Ministers actually announced another consultation today - yet another into the impact of forcing tobacco firms to remove their branding from their packets.
But this consultation, says the Department of Health, is a short one.
It means the Government is now set on a path which will give MPs a vote on this controversial step in public health.
If it carries through to law, shops in England (the matter is devolved elsewhere) may have to sell cigarettes in "standardised packaging" such as that seen below.
That means no branding. No logos.

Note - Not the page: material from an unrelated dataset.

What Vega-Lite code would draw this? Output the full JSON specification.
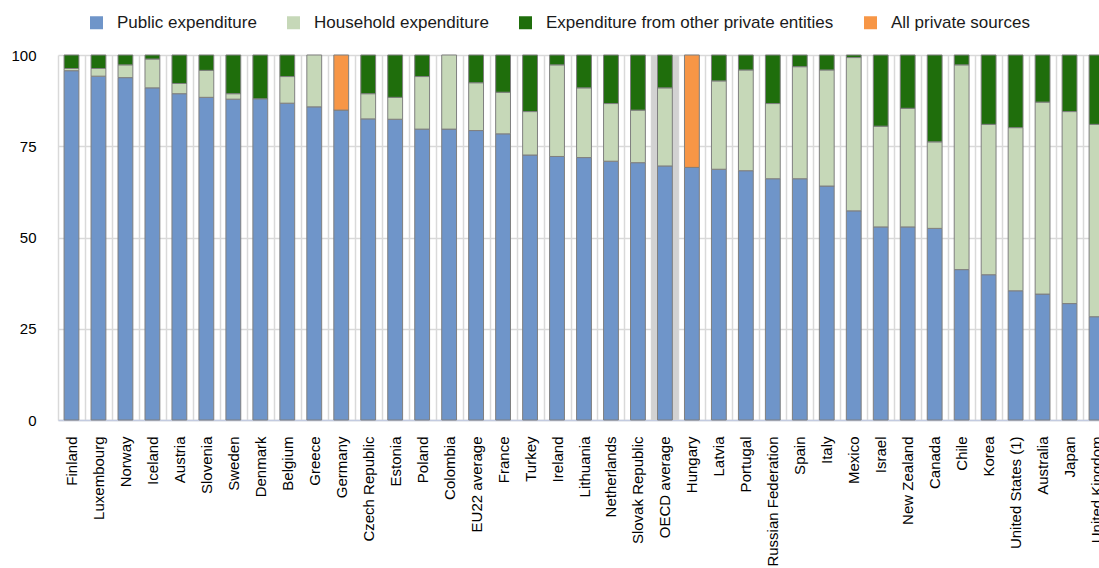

And a size of packet determined by regulators.
It would be like putting "brown paper bags" over alcohol, one Tory MP complained in the Commons.

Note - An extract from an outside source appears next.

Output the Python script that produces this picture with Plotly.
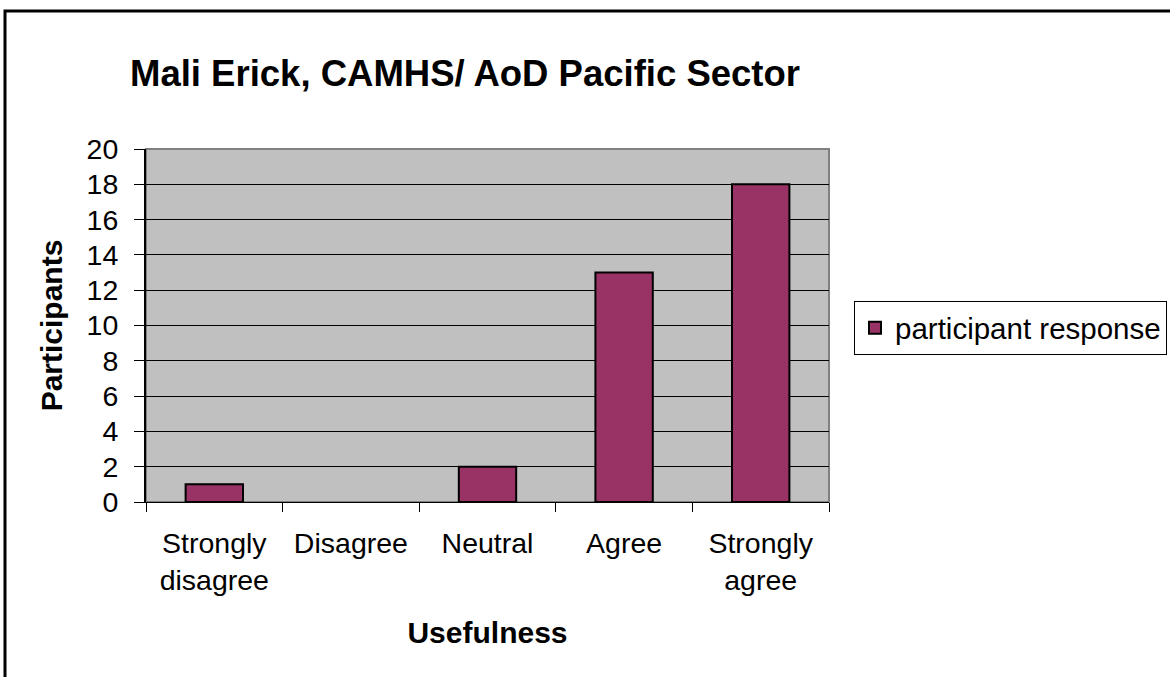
import plotly.graph_objects as go

# Survey responses: how useful participants found the session
categories = ["Strongly disagree", "Disagree", "Neutral", "Agree", "Strongly agree"]
tick_labels = ["Strongly<br>disagree", "Disagree", "Neutral", "Agree", "Strongly<br>agree"]
participants = [1, 0, 2, 13, 18]
y_ticks = list(range(0, 21, 2))

FONT = "Arial, Liberation Sans, sans-serif"
W, H = 1170, 677
L, R, T, B = 146, W - 829, 149, H - 502
PW, PH = W - L - R, H - T - B


def px_x(p):
    return (p - L) / PW


def px_y(p):
    return (H - B - p) / PH


# empty categories get no outline
outline_widths = [2 if v > 0 else 0 for v in participants]

fig = go.Figure()
fig.add_trace(go.Bar(
    x=categories,
    y=participants,
    name="participant response",
    marker=dict(color="#993366", line=dict(color="#000000", width=outline_widths)),
))

fig.update_layout(
    width=W,
    height=H,
    margin=dict(l=L, r=R, t=T, b=B, pad=0, autoexpand=False),
    paper_bgcolor="#FFFFFF",
    plot_bgcolor="#C0C0C0",
    font=dict(family=FONT, color="#000000", size=28.5),
    bargap=0.58,
    showlegend=True,
    title=dict(
        text="<b>Mali Erick, CAMHS/ AoD Pacific Sector</b>",
        font=dict(family=FONT, size=36.5, color="#000000"),
        x=465 / W, xanchor="center", xref="container",
        y=1 - 73 / H, yanchor="middle", yref="container",
    ),
    legend=dict(
        x=px_x(854), xanchor="left",
        y=px_y(301), yanchor="top",
        bgcolor="#FFFFFF",
        bordercolor="#000000",
        borderwidth=1,
        font=dict(family=FONT, size=29.5, color="#000000"),
        itemwidth=30,
    ),
    xaxis=dict(
        tickvals=categories,
        ticktext=tick_labels,
        tickson="boundaries",
        ticks="outside",
        ticklen=9,
        tickwidth=1,
        tickcolor="#000000",
        showline=True,
        linecolor="#000000",
        linewidth=1,
        showgrid=False,
        tickfont=dict(family=FONT, size=28.5),
        ticklabelstandoff=16,
        title=dict(text="<b>Usefulness</b>", font=dict(family=FONT, size=30), standoff=26),
    ),
    yaxis=dict(
        range=[0, 20],
        tickvals=y_ticks,
        ticks="outside",
        ticklen=10,
        tickwidth=1,
        tickcolor="#000000",
        showline=True,
        linecolor="#000000",
        linewidth=2,
        showgrid=True,
        gridcolor="#000000",
        gridwidth=1,
        zeroline=False,
        tickfont=dict(family=FONT, size=28.5),
        ticklabelstandoff=10,
        title=dict(text="<b>Participants</b>", font=dict(family=FONT, size=30), standoff=15),
    ),
    shapes=[
        # gray frame around the plotting area (top and right edges)
        dict(type="rect", xref="paper", yref="paper", x0=0, x1=1, y0=0, y1=1,
             line=dict(color="#808080", width=2), layer="below"),
        # outer chart border
        dict(type="rect", xref="paper", yref="paper",
             x0=px_x(5), x1=px_x(1185), y0=px_y(700), y1=px_y(11),
             line=dict(color="#000000", width=3), fillcolor="rgba(0,0,0,0)"),
    ],
)

fig.write_html("out.html")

Others jeered their own minister - and cried "shame" as the measures were announced.
It's not popular with Tory MPs who claim it's a nanny state-like decision that erodes personal freedom and choice while having little impact on public health.
One, Sir Gerald Howarth, told me it should be "up to parents to have parental responsibility":
Nonetheless, the the numbers are alarming. 600 children a day - or 200,000 every year - start to smoke between the ages of 11 and 15.
And ministers have been swayed by an estimate that two per cent fewer will take up smoking if cigarettes are sold in unbranded packets. That would amount to 4,000 fewer children starting to smoke ever year
Jane Ellison, the public health minister who was heckled in the Commons over today's announcement, says she is "unapologetic" about the Government's efforts to reduce child smokers:
Despite today's announcement, concerns remain over counterfeiting, over job losses and over the survival of small shops.
Nonetheless, the government finally seems to have made up its mind that stopping children getting addicted to smoking simply outweighs everything else.